**Requirement:** Where the string "this" occurs in the material below, report the whole line.

**Data shown:**
.....

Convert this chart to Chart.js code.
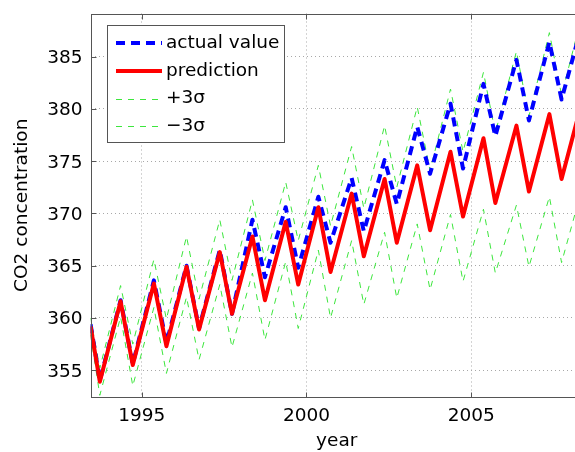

.....

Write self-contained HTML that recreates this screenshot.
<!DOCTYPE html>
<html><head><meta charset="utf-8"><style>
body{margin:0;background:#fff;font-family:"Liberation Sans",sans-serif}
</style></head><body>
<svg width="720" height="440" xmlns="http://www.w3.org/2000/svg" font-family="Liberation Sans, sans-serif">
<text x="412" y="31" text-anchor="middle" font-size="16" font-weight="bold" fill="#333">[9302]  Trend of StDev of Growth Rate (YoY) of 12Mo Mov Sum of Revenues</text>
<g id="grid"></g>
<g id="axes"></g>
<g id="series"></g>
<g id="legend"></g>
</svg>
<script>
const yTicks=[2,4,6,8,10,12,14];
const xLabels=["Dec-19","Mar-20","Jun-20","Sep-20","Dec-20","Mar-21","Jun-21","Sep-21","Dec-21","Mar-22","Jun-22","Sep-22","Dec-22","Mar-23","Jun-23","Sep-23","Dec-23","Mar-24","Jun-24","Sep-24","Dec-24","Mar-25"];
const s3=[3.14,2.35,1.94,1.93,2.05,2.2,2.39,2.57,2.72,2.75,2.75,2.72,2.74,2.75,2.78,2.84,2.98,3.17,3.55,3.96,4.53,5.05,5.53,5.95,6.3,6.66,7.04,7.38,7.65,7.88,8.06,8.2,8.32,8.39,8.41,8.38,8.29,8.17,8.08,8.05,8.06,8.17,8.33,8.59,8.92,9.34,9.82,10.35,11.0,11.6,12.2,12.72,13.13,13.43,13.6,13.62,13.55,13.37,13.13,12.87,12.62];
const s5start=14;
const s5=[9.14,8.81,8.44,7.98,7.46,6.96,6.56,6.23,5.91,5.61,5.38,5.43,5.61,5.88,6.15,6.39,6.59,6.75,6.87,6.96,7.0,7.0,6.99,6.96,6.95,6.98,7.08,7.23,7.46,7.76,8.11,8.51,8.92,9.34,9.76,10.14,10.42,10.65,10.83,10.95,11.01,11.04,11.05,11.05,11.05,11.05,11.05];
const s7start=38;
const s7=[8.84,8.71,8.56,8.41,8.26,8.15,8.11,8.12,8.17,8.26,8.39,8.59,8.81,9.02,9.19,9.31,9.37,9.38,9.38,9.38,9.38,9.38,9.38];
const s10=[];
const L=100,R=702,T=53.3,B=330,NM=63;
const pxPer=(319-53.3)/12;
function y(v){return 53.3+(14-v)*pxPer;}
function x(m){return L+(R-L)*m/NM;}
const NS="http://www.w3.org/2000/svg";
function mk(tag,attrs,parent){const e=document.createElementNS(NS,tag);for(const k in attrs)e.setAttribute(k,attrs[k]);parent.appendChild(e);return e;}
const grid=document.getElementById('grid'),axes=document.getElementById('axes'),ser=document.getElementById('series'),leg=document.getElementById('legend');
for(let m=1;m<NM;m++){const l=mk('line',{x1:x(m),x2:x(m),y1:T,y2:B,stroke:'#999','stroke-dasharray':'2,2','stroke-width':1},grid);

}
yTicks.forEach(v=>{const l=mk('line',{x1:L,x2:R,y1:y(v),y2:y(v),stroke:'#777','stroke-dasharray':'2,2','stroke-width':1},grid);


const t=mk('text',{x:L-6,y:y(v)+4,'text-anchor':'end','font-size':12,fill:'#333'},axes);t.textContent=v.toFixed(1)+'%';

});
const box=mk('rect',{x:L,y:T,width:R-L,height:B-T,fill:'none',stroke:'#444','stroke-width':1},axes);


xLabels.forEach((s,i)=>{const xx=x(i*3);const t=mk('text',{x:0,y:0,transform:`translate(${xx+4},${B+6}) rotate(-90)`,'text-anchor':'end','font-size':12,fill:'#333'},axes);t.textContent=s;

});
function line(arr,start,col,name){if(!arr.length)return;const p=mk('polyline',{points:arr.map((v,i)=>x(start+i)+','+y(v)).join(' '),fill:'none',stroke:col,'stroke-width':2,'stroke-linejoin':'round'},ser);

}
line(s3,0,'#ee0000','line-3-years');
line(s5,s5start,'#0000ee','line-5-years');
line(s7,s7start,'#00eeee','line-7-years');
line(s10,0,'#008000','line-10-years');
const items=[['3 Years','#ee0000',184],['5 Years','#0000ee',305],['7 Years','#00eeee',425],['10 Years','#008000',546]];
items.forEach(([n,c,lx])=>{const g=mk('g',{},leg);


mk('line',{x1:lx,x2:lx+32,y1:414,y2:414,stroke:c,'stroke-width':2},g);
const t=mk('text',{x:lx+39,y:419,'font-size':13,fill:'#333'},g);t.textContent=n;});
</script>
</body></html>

.....

**Completed task:**
Convert this chart to Chart.js code.
Write self-contained HTML that recreates this screenshot.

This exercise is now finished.